Cook has exhibited throughout the United States and in Canada in more than seventy solo exhibitions, including shows at the Tucson Museum of Art, Albrecht-Kemper Museum of Art and Roswell Museum and Art Center, and group exhibits at the San Francisco Museum of Modern Art and Wichita Art Museum, among many. His work has been featured in Arts Magazine, American Artist and New American Paintings, major newspapers including the Chicago Tribune, Arizona Daily Star, Philadelphia Inquirer and The New Mexican, and television news features in Dallas, Phoenix and Tucson. More than seventy museum and public collections hold Cook's work, including the Denver Art Museum, Phoenix Art Museum, and Milwaukee Art Museum.
Life and career
Cook was born in Topeka, Kansas, in 1947, and raised in the Kansas's Flint Hills ranching country. After taking art classes at Washburn University at an early age, he honed his skills painting stage flats for high school theater productions. He studied painting and printmaking at Emporia State University with artist Richard Slimon, receiving BA and MA degrees in art, before attending Wichita State University and earning an MFA in 1972. Throughout his studies, Cook resisted the dominant minimalist and abstract art currents of the day, painting figurative and landscape works influenced by Cezanne, Monet, Albert Bierstadt, George Bellows, and Bay Area figuration. In 1972, he took an Assistant Professor position at the University of Arizona, drawn to the region's geography, openness to representational work, and conduciveness to plein air painting. He taught painting, drawing and readings in contemporary art courses there for six years, before leaving to work full-time at painting; two years later, a successful exhibition at Frumkin/Struve Gallery in Chicago cemented his belief that he could make a living at art.In 1992, Cook won the prestigious Stonewall Show, a solo exhibition at the Tucson Museum of Art awarded annually to a regional artist. He has also shown at the Albrecht-Kemper Museum of Art, Roswell Museum and Art Center and Mulvane Art Museum, and in group exhibits at the Minnesota Museum of Art, Eiteljorg Museum of American Indians and Western Art, and Joslyn Art Museum, among many. He has been represented in New York City by Peter Tatistcheff; in Chicago by the Allan Frumkin, Frumkin/Struve and Jan Cicero galleries; and in Montréal, currently, by Beaux-Arts des Ameriques. In the west, he has shown with Gail Severn Gallery since 1993, as well as with William Havu Gallery, Altamira Gallery, Davis Dominguez Gallery, J. Willott Gallery, South Wind Gallery and others.
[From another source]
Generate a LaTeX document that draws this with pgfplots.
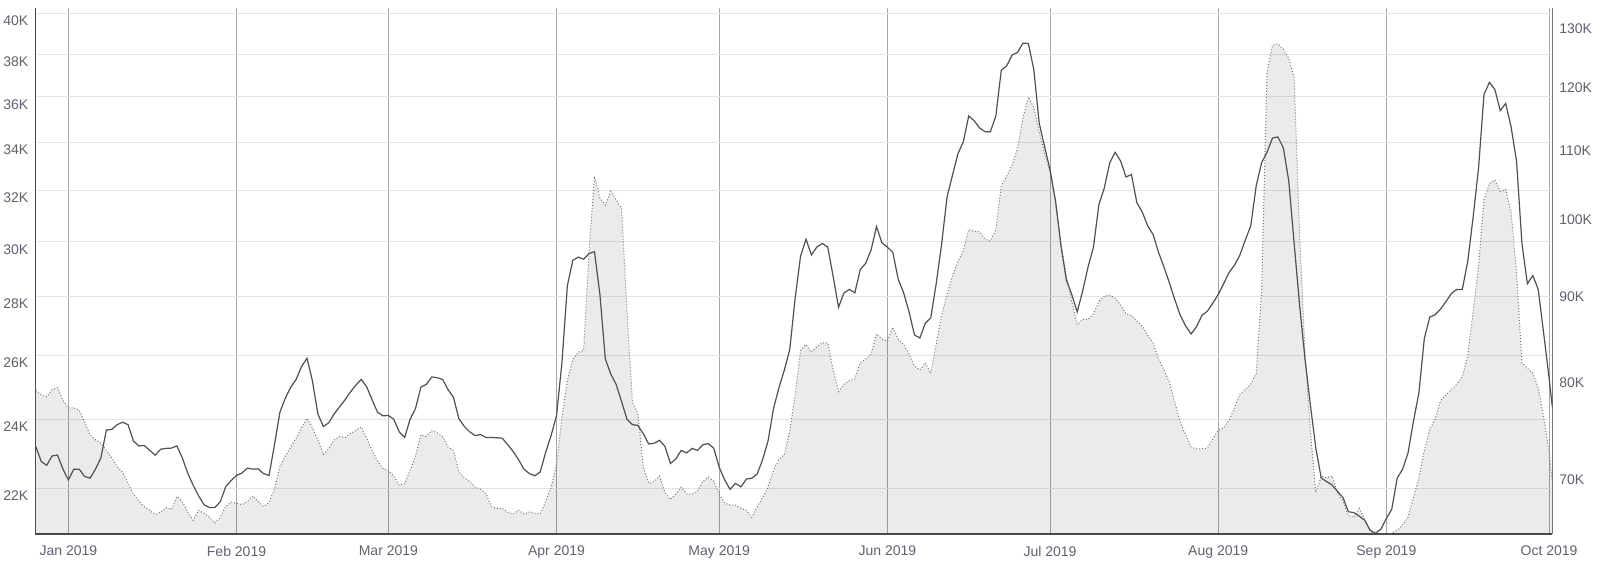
\documentclass[border=0pt]{standalone}
\usepackage{pgfplots}
\pgfplotsset{compat=1.18}
\usepackage{pgfplotstable}
\usepackage{fontspec}
\setmainfont{Liberation Sans}
\definecolor{labc}{RGB}{96,96,112}
\definecolor{gridx}{RGB}{165,165,165}
\definecolor{gridy}{RGB}{228,228,228}
\definecolor{linec}{RGB}{80,80,80}
\definecolor{dotc}{RGB}{120,120,120}

\pgfplotstableread{
d v
-6 24.88
-5 24.74
-4 24.68
-3 24.91
-2 24.97
-1 24.57
0 24.34
1 24.34
2 24.28
3 23.90
4 23.53
5 23.38
6 23.28
7 23.07
8 22.86
9 22.60
10 22.45
11 22.14
12 21.84
13 21.64
14 21.50
15 21.40
16 21.28
17 21.35
18 21.47
19 21.42
20 21.77
21 21.64
22 21.35
23 21.13
24 21.40
25 21.32
26 21.21
27 21.06
28 21.21
29 21.50
30 21.62
31 21.59
32 21.55
33 21.64
34 21.79
35 21.64
36 21.50
37 21.61
38 21.98
39 22.60
40 22.91
41 23.17
42 23.43
43 23.74
44 24.03
45 23.74
46 23.38
47 22.96
48 23.12
49 23.38
50 23.48
51 23.45
52 23.57
53 23.66
54 23.77
55 23.43
56 23.07
57 22.76
58 22.55
59 22.50
60 22.34
61 22.08
62 22.13
63 22.50
64 22.91
65 23.53
66 23.48
67 23.66
68 23.59
69 23.48
70 23.17
71 23.07
72 22.45
73 22.29
74 22.19
75 22.03
76 21.98
77 21.84
78 21.50
79 21.45
80 21.45
81 21.35
82 21.30
83 21.40
84 21.30
85 21.35
86 21.32
87 21.30
88 21.64
89 22.03
90 22.65
91 24.06
92 25.19
93 25.88
94 26.11
95 26.17
96 29.66
97 32.58
98 31.70
99 31.42
100 31.97
101 31.63
102 31.29
103 27.46
104 24.51
105 24.17
106 22.60
107 22.13
108 22.19
109 22.34
110 21.88
111 21.69
112 21.84
113 22.03
114 21.84
115 21.84
116 21.93
117 22.19
118 22.31
119 22.19
120 21.84
121 21.59
122 21.54
123 21.54
124 21.45
125 21.40
126 21.21
127 21.50
128 21.74
129 22.03
130 22.50
131 22.81
132 22.96
133 23.64
134 24.74
135 26.17
136 26.36
137 26.11
138 26.29
139 26.42
140 26.42
141 25.53
142 24.85
143 25.08
144 25.19
145 25.25
146 25.76
147 25.88
148 26.05
149 26.72
150 26.54
151 26.48
152 26.94
153 26.54
154 26.36
155 26.05
156 25.65
157 25.53
158 25.76
159 25.42
160 26.36
161 27.34
162 28.08
163 28.74
164 29.26
165 29.66
166 30.47
167 30.40
168 30.38
169 30.10
170 30.03
171 30.47
172 32.20
173 32.58
174 33.05
175 33.74
176 35.06
177 36.00
178 35.53
179 34.44
180 33.51
181 32.74
182 31.56
183 29.92
184 28.74
185 27.83
186 27.03
187 27.21
188 27.21
189 27.40
190 27.83
191 28.01
192 28.05
193 27.95
194 27.71
195 27.40
196 27.34
197 27.15
198 26.97
199 26.66
200 26.42
201 25.88
202 25.53
203 25.14
204 24.51
205 23.90
206 23.53
207 23.17
208 23.12
209 23.12
210 23.14
211 23.41
212 23.66
213 23.74
214 23.97
215 24.34
216 24.76
217 24.91
218 25.08
219 25.42
220 28.21
221 37.15
222 38.41
223 38.50
224 38.23
225 37.80
226 36.90
227 30.33
228 26.11
229 23.64
230 21.88
231 22.34
232 22.29
233 22.34
234 21.88
235 21.64
236 21.25
237 21.21
238 21.45
239 21.16
240 20.87
241 20.72
242 20.72
243 20.72
244 20.80
245 20.87
246 21.01
247 21.21
248 21.74
249 22.29
250 23.07
251 23.69
252 24.00
253 24.57
254 24.74
255 24.91
256 25.08
257 25.31
258 25.99
259 27.46
260 29.13
261 31.63
262 32.28
263 32.43
264 31.97
265 32.05
266 31.15
267 28.87
268 25.76
269 25.59
270 25.42
271 24.97
272 24.06
273 23.07
273.6 22.19
}\areadata

\pgfplotstableread{
d v
-6 72.54
-5 71.06
-4 70.69
-3 71.61
-2 71.69
-1 70.32
0 69.29
1 70.32
2 70.32
3 69.62
4 69.46
5 70.32
6 71.43
7 74.20
8 74.27
9 74.75
10 75.01
11 74.75
12 73.09
13 72.60
14 72.64
15 72.16
16 71.69
17 72.27
18 72.35
19 72.39
20 72.60
21 71.43
22 69.95
23 68.79
24 67.80
25 66.97
26 66.71
27 66.71
28 67.24
29 68.63
30 69.22
31 69.72
32 69.95
33 70.43
34 70.32
35 70.35
36 69.88
37 69.72
38 72.72
39 76.04
40 77.52
41 78.70
42 79.56
43 80.97
44 81.89
45 79.37
46 75.86
47 74.57
48 74.94
49 75.86
50 76.60
51 77.34
52 78.19
53 78.93
54 79.56
55 78.74
56 77.34
57 76.04
58 75.67
59 75.70
60 75.31
61 74.01
62 73.45
63 75.31
64 76.42
65 78.71
66 79.00
67 79.82
68 79.74
69 79.56
70 78.45
71 77.60
72 75.38
73 74.57
74 74.01
75 73.64
76 73.75
77 73.45
78 73.45
79 73.42
80 73.38
81 72.72
82 72.05
83 71.24
84 70.32
85 69.89
86 69.69
87 70.06
88 71.98
89 73.64
90 75.68
91 81.39
92 90.47
93 93.66
94 94.08
95 93.80
96 94.55
97 94.78
98 89.37
99 81.81
100 80.13
101 79.00
102 77.15
103 75.31
104 74.75
105 74.68
106 73.83
107 72.79
108 72.87
109 73.16
110 72.54
111 70.87
112 71.32
113 72.16
114 71.91
115 72.35
116 72.16
117 72.72
118 72.83
119 72.35
120 70.50
121 69.29
122 68.40
123 68.96
124 68.63
125 69.36
126 69.46
127 69.86
128 71.24
129 73.09
130 76.42
131 78.63
132 80.55
133 82.86
134 88.95
135 94.22
136 96.42
137 94.36
138 95.39
139 95.86
140 95.39
141 91.64
142 87.82
143 89.58
144 90.00
145 89.58
146 92.48
147 93.28
148 95.01
149 98.11
150 95.95
151 95.39
152 94.69
153 91.27
154 89.58
155 87.27
156 84.54
157 84.20
158 85.92
159 86.55
160 90.70
161 95.76
162 102.16
163 105.28
164 108.39
165 110.23
166 114.20
167 113.46
168 112.33
169 111.76
170 111.76
171 114.20
172 121.59
173 122.33
174 124.18
175 124.61
176 126.21
177 126.15
178 121.71
179 113.06
180 109.43
181 106.05
182 101.64
183 95.62
184 91.17
185 89.37
186 87.27
187 89.79
188 92.81
189 95.39
190 101.12
191 103.46
192 107.09
193 108.65
194 107.35
195 105.02
196 105.38
197 101.38
198 100.08
199 98.20
200 97.03
201 94.69
202 92.81
203 90.80
204 88.74
205 86.85
206 85.59
207 84.66
208 85.50
209 86.85
210 87.35
211 88.32
212 89.37
213 90.70
214 92.11
215 93.05
216 94.36
217 96.33
218 98.20
219 103.72
220 107.09
221 108.65
222 110.79
223 110.96
224 109.33
225 104.50
226 95.86
227 88.11
228 81.81
229 76.79
230 72.35
231 69.46
232 69.13
233 68.80
234 68.20
235 67.64
236 66.32
237 66.25
238 65.92
239 65.56
240 64.66
241 64.40
242 64.76
243 65.72
244 66.55
245 69.46
246 70.32
247 71.91
248 75.12
249 78.08
250 84.12
251 86.64
252 86.93
253 87.61
254 88.53
255 89.50
256 90.00
257 90.00
258 93.51
259 99.37
260 106.31
261 117.60
262 119.59
263 118.45
264 115.05
265 116.18
266 112.50
267 107.35
268 95.86
269 90.70
270 91.73
271 90.00
272 84.75
273 79.74
273.6 76.60
}\linedata

\begin{document}
\begin{tikzpicture}
\path[use as bounding box] (0,0) rectangle (800pt,282pt);
\begin{axis}[
  at={(17.65pt,15pt)}, anchor=south west,
  scale only axis, width=758.5pt, height=262.85pt,
  xmin=-6.1, xmax=273.6,
  ymode=log, ymin=20.77, ymax=40.25,
  xtick={0,31,59,90,120,151,181,212,243,273},
  xticklabels={Jan 2019,Feb 2019,Mar 2019,Apr 2019,May 2019,Jun 2019,Jul 2019,Aug 2019,Sep 2019,Oct 2019},
  ytick={22,24,26,28,30,32,34,36,38,40},
  yticklabels={22K,24K,26K,28K,30K,32K,34K,36K,38K,40K},
  minor tick num=0,
  major tick length=0pt,
  axis x line*=bottom, axis y line*=left,
  axis line style={draw=black!70, line width=0.6pt},
  xmajorgrids, ymajorgrids,
  major x grid style={draw=gridx, line width=0.5pt},
  major y grid style={draw=gridy, line width=0.5pt},
  xticklabel style={font=\fontsize{7}{8}\selectfont, text=labc, yshift=-2.5pt},
  yticklabel style={font=\fontsize{7}{8}\selectfont, text=labc, yshift=-3.7pt},
]
\addplot[draw=none, fill=black, fill opacity=0.08] table[x=d, y=v] {\areadata} \closedcycle;
\addplot[draw=dotc, line width=0.5pt, densely dotted] table[x=d, y=v] {\areadata};
\end{axis}
\begin{axis}[
  at={(17.65pt,15pt)}, anchor=south west,
  scale only axis, width=758.5pt, height=262.85pt,
  xmin=-6.1, xmax=273.6,
  ymode=log, ymin=64.33, ymax=132.4,
  hide x axis,
  axis y line*=right,
  ytick={70,80,90,100,110,120,130},
  yticklabels={70K,80K,90K,100K,110K,120K,130K},
  minor tick num=0,
  major tick length=0pt,
  axis line style={draw=black!55, line width=0.6pt},
  yticklabel style={font=\fontsize{7}{8}\selectfont, text=labc, yshift=-3.7pt},
]
\addplot[draw=linec, line width=0.6pt] table[x=d, y=v] {\linedata};
\end{axis}
\end{tikzpicture}
\end{document}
Cook works and lives with his wife, artist DeAnn Melton, and family in Tucson.
Work
Cook's work has been described as an individualistic, unpretentious "balance of realism, abstract expressionism and impressionism"—a designation somewhat borne out by artists he names as key influences: J.M.W. Turner, Manet, Monet, Willem de Kooning, Richard Diebenkorn, and Frank Auerbach. Other writers situate his work in an American tradition that runs through 19th century Western landscape painters Albert Bierstadt and Frederick Church, the Winslow Homer's seascapes, and George Luks and George Bellows, which Cook goes beyond with an unmistakably contemporary, unromantic perspective.Critics have observed that Cook's uncompromising artistic vision and approach place signature works, such as Whisper #2 or Morgan's Point, in a breach between cutting edge and traditional, and abstraction and realism, that transcends labels and welcomes "art conservatives and iconoclasts alike." As his work has evolved away from an early, tighter realism toward a more painterly approach incorporating the dimension of time and flux, this has been increasingly true. Cook has stated, "the tension between the two poles has always been the thing that enlivens my work," and that he feels most connected to "the painterly tradition, the language of the brush" and artists—realist or abstract—"trying to make something exciting happen on the surface."
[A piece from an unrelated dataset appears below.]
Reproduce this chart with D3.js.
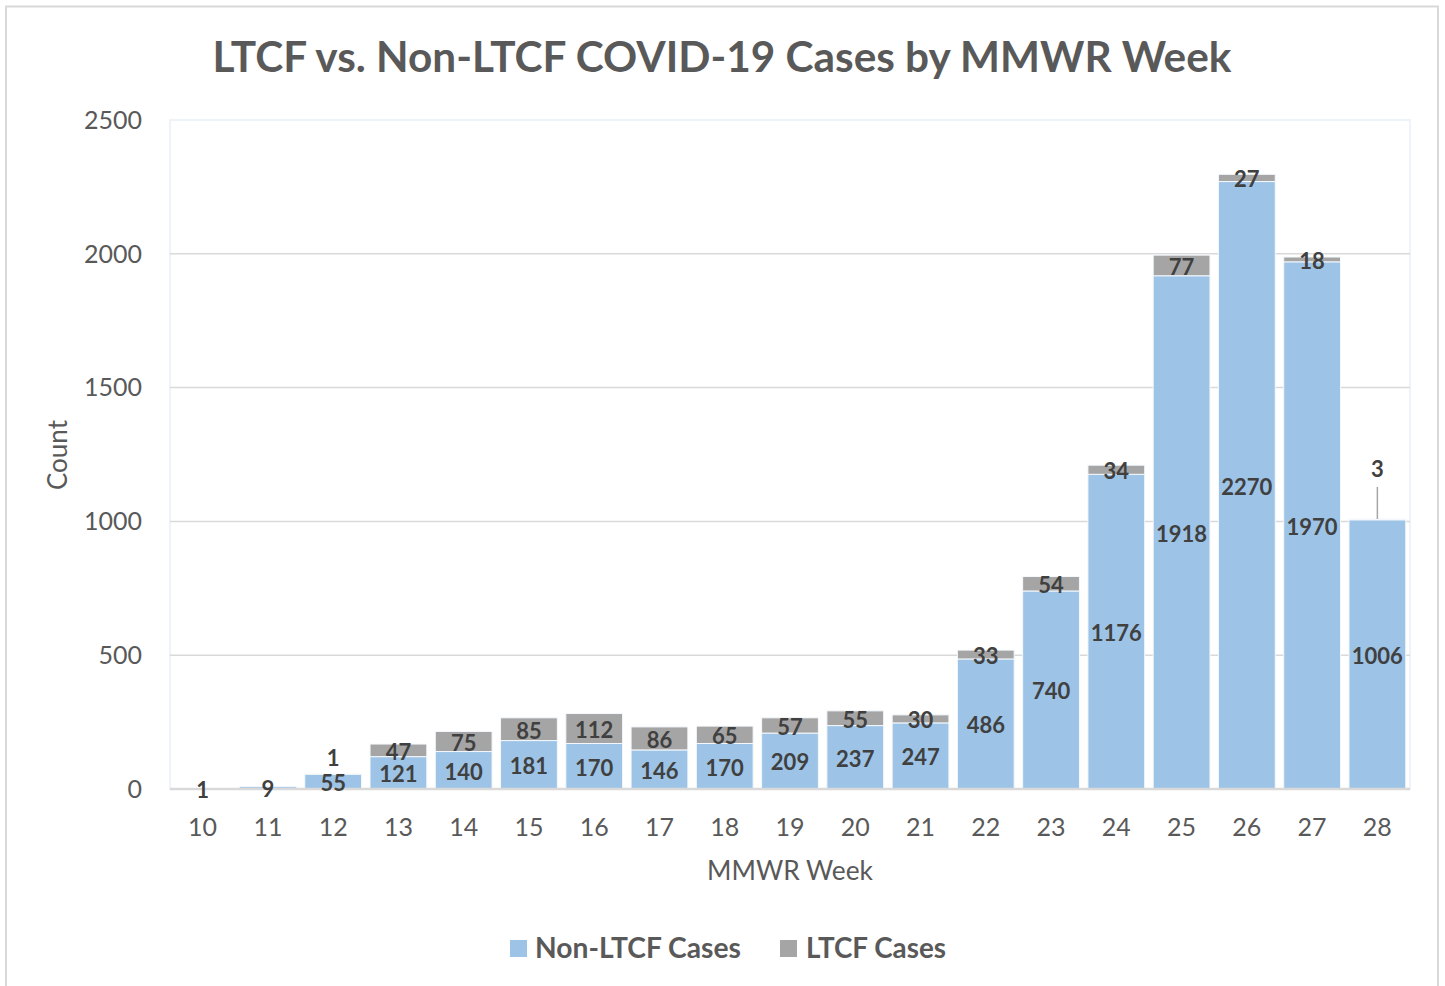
<!DOCTYPE html>
<html>
<head>
<meta charset="utf-8">
<script src="https://cdn.jsdelivr.net/npm/d3@7"></script>
<style>
  html, body { margin: 0; padding: 0; background: #fff; }
  svg text { font-family: Lato, "Open Sans", sans-serif; }
</style>
</head>
<body>
<svg id="chart" width="1445" height="986"></svg>
<script>
const title = "LTCF vs. Non-LTCF COVID-19 Cases by MMWR Week";
const weeks = ["10","11","12","13","14","15","16","17","18","19","20","21","22","23","24","25","26","27","28"];
const nonLtcf = [1, 9, 55, 121, 140, 181, 170, 146, 170, 209, 237, 247, 486, 740, 1176, 1918, 2270, 1970, 1006];
const ltcf    = [0, 0, 1, 47, 75, 85, 112, 86, 65, 57, 55, 30, 33, 54, 34, 77, 27, 18, 3];
const seriesNames = ["Non-LTCF Cases", "LTCF Cases"];
const yTicks = [0, 500, 1000, 1500, 2000, 2500];
const xTitle = "MMWR Week";
const yTitle = "Count";

const colors = ["#9DC3E6", "#A5A5A5"];
const svg = d3.select("#chart");

// outer frame
svg.append("rect").attr("x", 6).attr("y", 6.5).attr("width", 1432).attr("height", 1000)
  .attr("fill", "#fff").attr("stroke", "#D9D9D9").attr("stroke-width", 2);

const plot = {left: 170, right: 1410, top: 120, bottom: 789};
const x = d3.scaleBand().domain(weeks).range([plot.left, plot.right])
  .paddingInner(0.13).paddingOuter(0.065);
const y = d3.scaleLinear().domain([0, 2500]).range([plot.bottom, plot.top]);

// plot area faint border
svg.append("rect").attr("x", plot.left).attr("y", plot.top)
  .attr("width", plot.right - plot.left).attr("height", plot.bottom - plot.top)
  .attr("fill", "none").attr("stroke", "#EEF3FA").attr("stroke-width", 2);

// gridlines
svg.append("g").selectAll("line").data(yTicks.filter(t => t > 0 && t < 2500)).join("line")
  .attr("x1", plot.left).attr("x2", plot.right)
  .attr("y1", d => y(d)).attr("y2", d => y(d))
  .attr("stroke", "#D9D9D9").attr("stroke-width", 1.5);

// y tick labels
svg.append("g").selectAll("text").data(yTicks).join("text")
  .attr("x", 142).attr("y", d => y(d)).attr("dy", "0.35em")
  .attr("text-anchor", "end").attr("font-size", 25).attr("fill", "#595959")
  .text(d => d);

// stacked data
const rows = weeks.map((w, i) => ({week: w, nonLtcf: nonLtcf[i], ltcf: ltcf[i]}));
const stack = d3.stack().keys(["nonLtcf", "ltcf"])(rows);

const bars = svg.append("g");
stack.forEach((layer, li) => {
  bars.append("g").selectAll("rect").data(layer).join("rect")
    .attr("x", d => x(d.data.week))
    .attr("width", x.bandwidth())
    .attr("y", d => y(d[1]))
    .attr("height", d => Math.max(0, y(d[0]) - y(d[1])))
    .attr("fill", colors[li])
    .attr("stroke", "#F4F8FC").attr("stroke-width", 1);
});

// x axis line
svg.append("line").attr("x1", plot.left).attr("x2", plot.right)
  .attr("y1", plot.bottom).attr("y2", plot.bottom)
  .attr("stroke", "#D9D9D9").attr("stroke-width", 2.5);

// x tick labels
svg.append("g").selectAll("text").data(weeks).join("text")
  .attr("x", d => x(d) + x.bandwidth() / 2).attr("y", 836)
  .attr("text-anchor", "middle").attr("font-size", 25).attr("fill", "#595959")
  .text(d => d);

// data labels
const labels = svg.append("g").attr("font-weight", "bold").attr("font-size", 22).attr("fill", "#404040");
stack.forEach((layer, li) => {
  layer.forEach(d => {
    const v = d[1] - d[0];
    if (v <= 0) return;
    const cx = x(d.data.week) + x.bandwidth() / 2;
    let cy = (y(d[0]) + y(d[1])) / 2 + 1.5;
    if (li === 1 && v < 5) {
      // small labels manually moved above the bar (as in the source)
      const top = y(d[1]);
      const lift = d[1] > 500 ? 50 : 16;
      cy = top - lift;
      if (lift > 30) {
        svg.append("line").attr("x1", cx).attr("x2", cx)
          .attr("y1", top).attr("y2", cy + 18)
          .attr("stroke", "#A6A6A6").attr("stroke-width", 1.5);
      }
    }
    labels.append("text").attr("x", cx).attr("y", cy).attr("dy", "0.36em")
      .attr("text-anchor", "middle").text(v);
  });
});

// title
function fit(sel, w) {
  const cur = sel.node().getComputedTextLength();
  const fs = parseFloat(sel.attr("font-size"));
  sel.attr("font-size", fs * w / cur);
}
const t = svg.append("text").attr("x", 722).attr("y", 72).attr("text-anchor", "middle")
  .attr("font-size", 40).attr("font-weight", "bold").attr("fill", "#595959").text(title);
fit(t, 1019);

// axis titles
const xt = svg.append("text").attr("x", 790).attr("y", 880).attr("text-anchor", "middle")
  .attr("font-size", 24).attr("fill", "#595959").text(xTitle);
fit(xt, 166);
const yt = svg.append("text").attr("transform", "translate(67,455) rotate(-90)")
  .attr("text-anchor", "middle").attr("font-size", 24).attr("fill", "#595959").text(yTitle);
fit(yt, 70);

// legend
const legendItems = [
  {name: seriesNames[0], color: colors[0], sx: 510, tx: 535, w: 206},
  {name: seriesNames[1], color: colors[1], sx: 780, tx: 806, w: 140}
];
legendItems.forEach(it => {
  svg.append("rect").attr("x", it.sx).attr("y", 940).attr("width", 17).attr("height", 17).attr("fill", it.color);
  const lt = svg.append("text").attr("x", it.tx).attr("y", 958)
    .attr("font-size", 25).attr("font-weight", "bold").attr("fill", "#595959").text(it.name);
  fit(lt, it.w);
});
</script>
</body>
</html>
Cook's process generally begins with a visit to a location—favorites include the Arizona mountains, the rolling hills of Kansas, and Idaho's Silver Creek Preserve—where he sketches plein air, usually in oil. After reviewing the sketches in the studio, he puts them aside to create drawings and studies based on his memory and experience of the place, which inspire large canvasses. In a nod to 19th-century tradition, he begins by laying out a grisaille—a black and white underpainting—that blocks out the composition and establishes the structure within which he applies his furious paint handling and atmospheric effects. Nonetheless, Cook maintains that his work "is more choreographed than planned," a view echoed by writers who describe his vigorous brushstrokes as "almost musical in their composition."
Cook paints quickly, attacking the linen surface with bold lines and richly colored bursts of thick paint applied with brushes and trowels, often dragging tools through the wet paint to create crevices and lines. Up close, images such as Equinox 09 #1 or Whisper #2 break down into small strokes of color and complex, textural, almost sculptural surfaces; from afar they coalesce into recognizable, often realistic images whose power and energy matches the majestic, natural physicality being depicted. However, Cook is equally enthralled by man-made environments, as in works like Morgan's Point, which often seem to allude to both the power and awe of industry and the costs. Writers such as curator Stephen Vollmer note that, like Turner, Cook is especially captivated by light and atmospheric effects, capturing the ephemerality of skies dissolving into billowing clouds, rushing water, smoke, and reflections of trees or fire on water. Cook has said, simply, "I love visual beauty I am convinced that is the most important thing I can do, to make my pictures as wonderful to look at as they can be."